Republicans and conservative media figures have pounced on comments from Rep. Luis V. Gutiérrez (D-Ill.), in which the congressman called White House Chief of Staff John F. Kelly a “disgrace to the uniform he used to wear.” But the congressman, who is arguing for the DREAM Act to be attached to must-pass bills, is refusing to back down.
In an interview Tuesday afternoon, Gutierrez doubled down on his strident comments about Kelly, describing his conversations over the last several months with the former homeland security secretary about the fate of “dreamers.”

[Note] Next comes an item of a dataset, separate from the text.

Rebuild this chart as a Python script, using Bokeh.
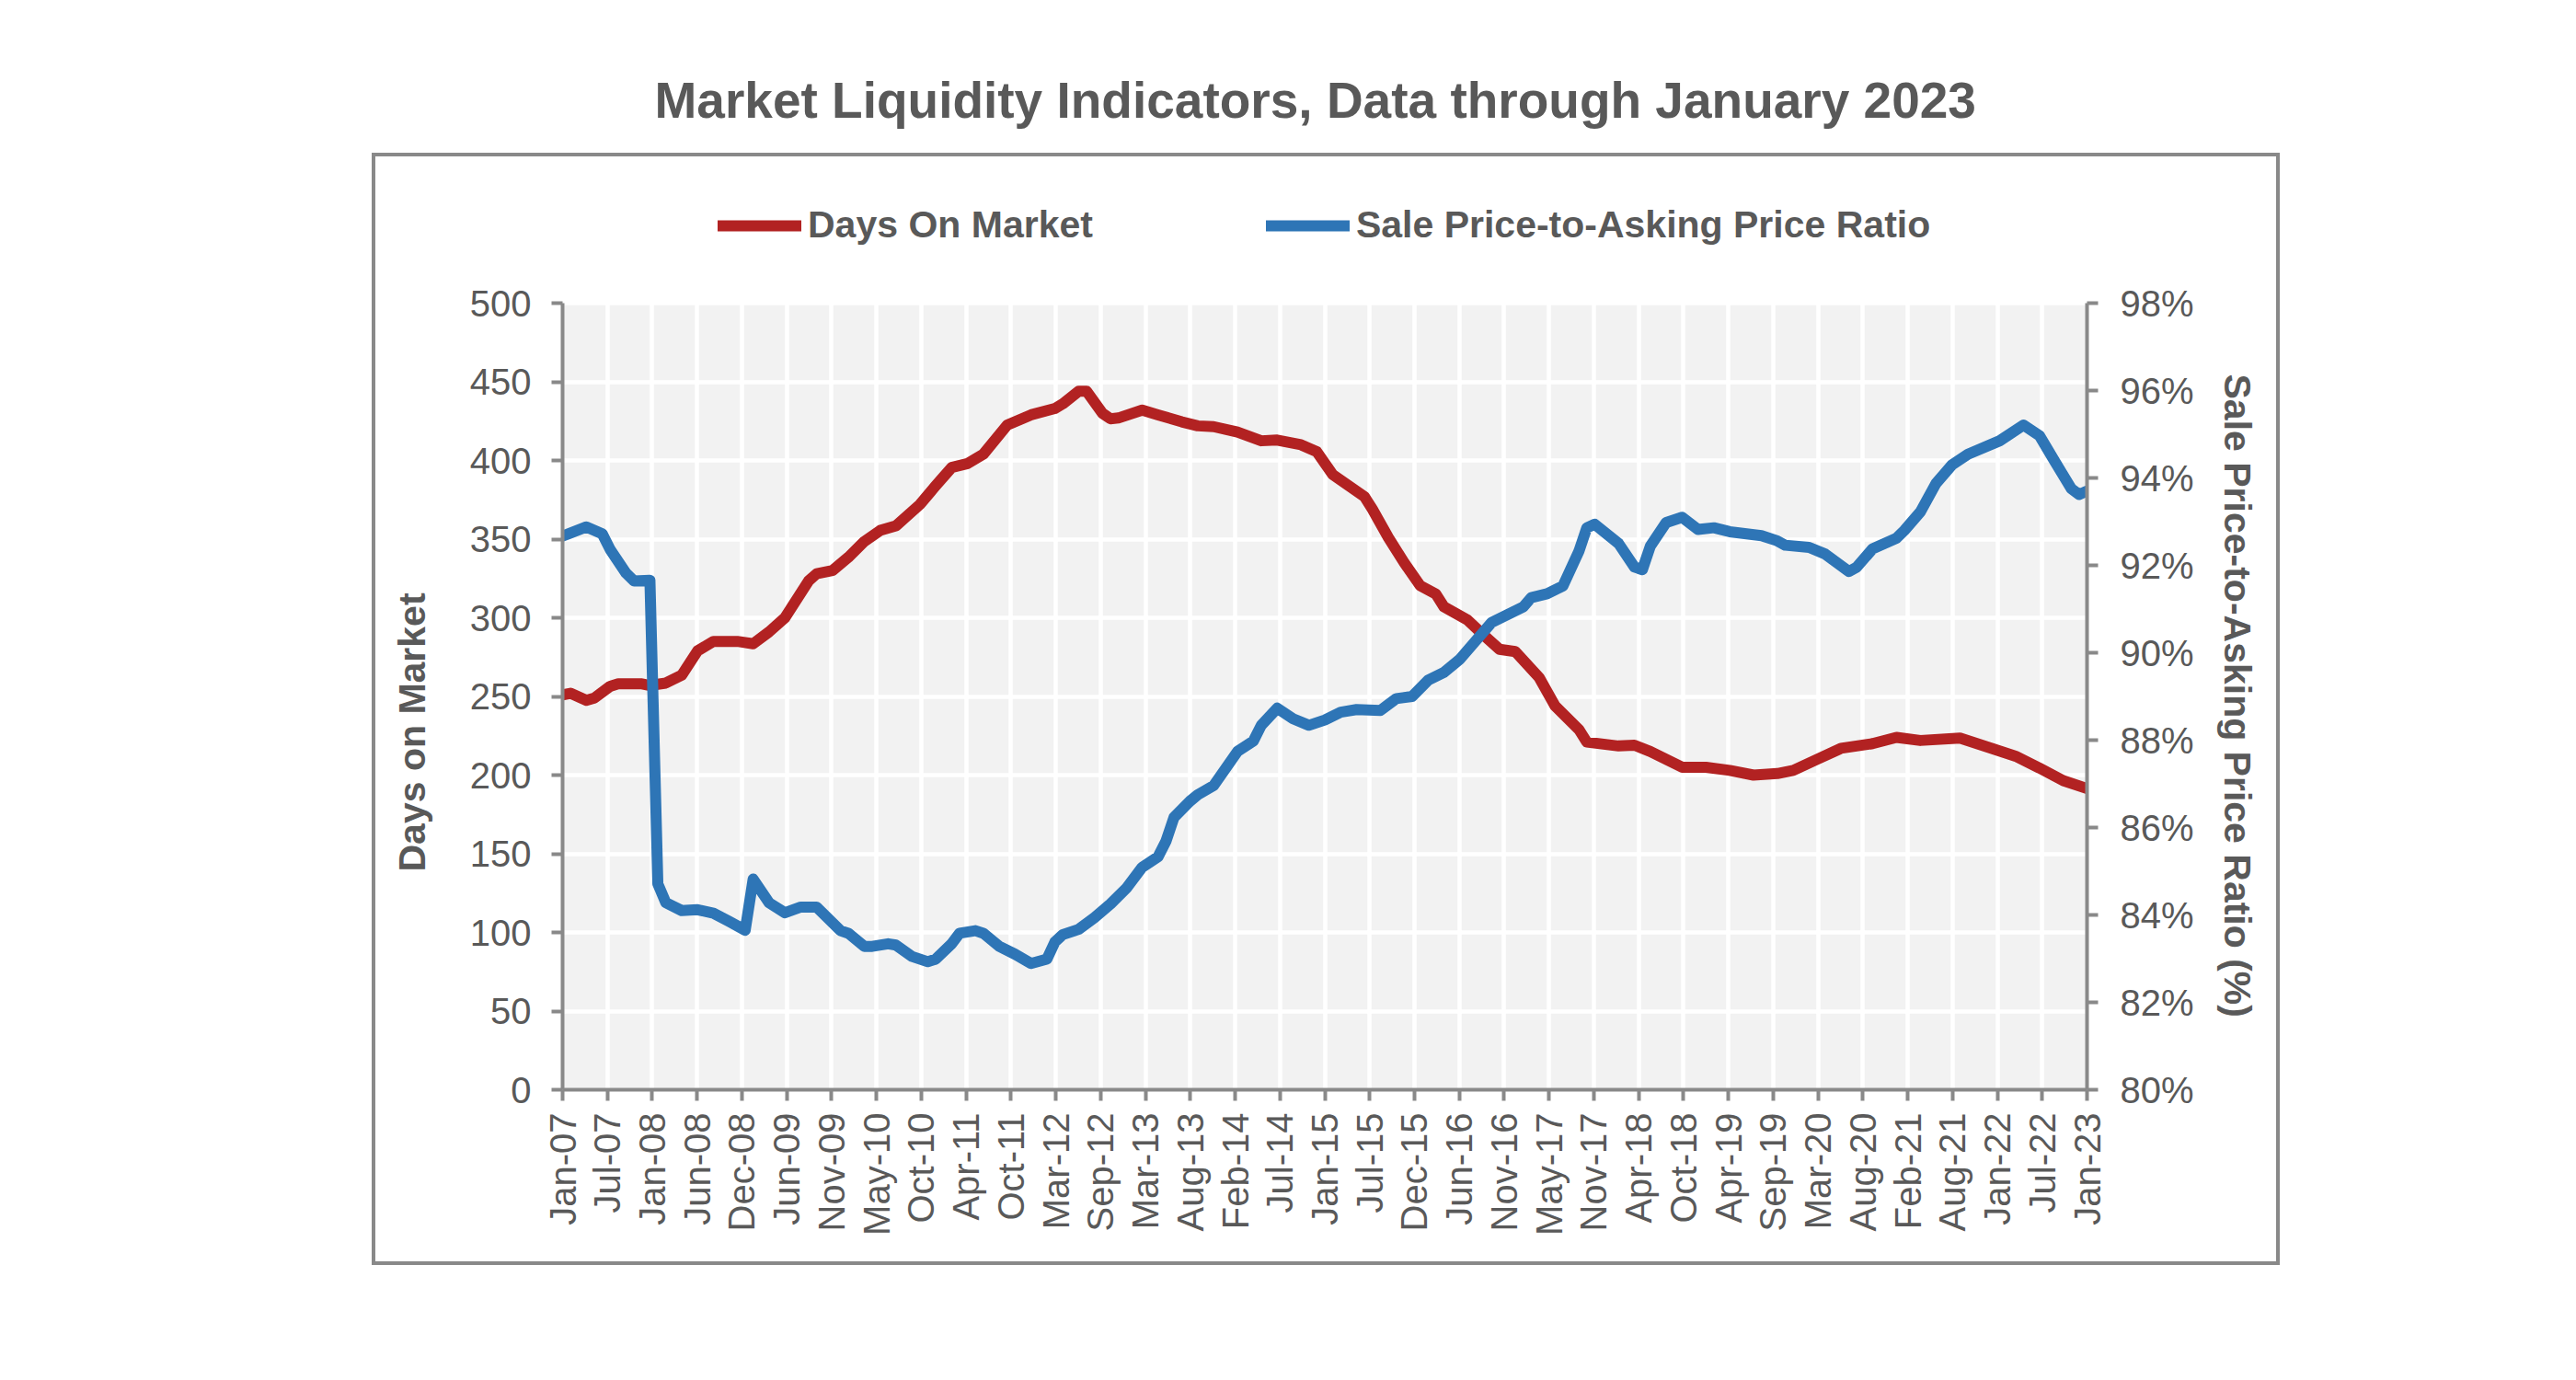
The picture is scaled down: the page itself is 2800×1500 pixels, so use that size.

“This is a man that says to me to my face, ‘I feel so bad for those dreamers. I’m the only one between them and their deportation,’ ” Gutiérrez recalled. “Well, if you think it’s wrong, then act on your principle.”
Leon Panetta, who became defense secretary when Kelly served as senior military assistant at the Pentagon in 2011, defended the former general Wednesday.
“He is somebody who respects the orders of the commander-in-chief. That’s built into his fabric as a person,” Panetta said. “I don’t know you can lay everything you object to in this administration on the lap of John Kelly.”
Meanwhile, Republicans who have hesitated to criticize beneficiaries of the Deferred Action for Childhood Arrivals, or DACA, program, have found a worthy political target in Gutiérrez. In several Fox News stories, commentators pointed out that Gutiérrez had not served in the military, while Kelly had lost a son in Afghanistan.
“What I would say to Mr. Gutiérrez, sit down with a Republican in the House and try to find a solution instead of slandering Gen. Kelly,” said Sen. Lindsey O. Graham (R-S.C.), who is attempting to wrangle votes for a version of the DREAM Act.
Doug Rivlin, a spokesman for Gutiérrez, told the Post that when Kelly accepted a role in the administration, “he became a politician just like his boss who has done nothing but attack Latinos since he first descended the golden staircase at Trump Tower to call Mexicans murderers and rapists in 2015.”
“General Kelly would not have abandoned his troops, but Chief of Staff Kelly apparently will,” Rivlin said.
Gutiérrez said that he’s “tired of all this ‘I love them, they’re great, but don’t expect me to help them’ ” rhetoric from Republicans. “If I saw someone in need and I did nothing, I’d be defacing my own humanity.”
He added: “We hear the same thing time and time again. They get out their ‘Hay bendito, pobrecito’ ” — Spanish that roughly translates to mean, “Oh, you poor thing.”
“They do this all the time,” Gutiérrez said. “It’s liked they watched too many telenovelas. But that’s not going to help us. You know what will? Taking on your own right-wing, xenophobic, anti-immigrant sectors of your party and saying ‘No.’ ”
Despite his sore feelings about Kelly, Gutiérrez said he’s optimistic that Congress and the administration will be able to sort out a rescue plan for dreamers.
“My gut tells me it’s going to happen. We’re going to be on the streets. This is not going to end. There was one day we went to the airport for the Muslims? Well, this is going to go on day in and day out — constant, constant, constant — day in and day out,” he said.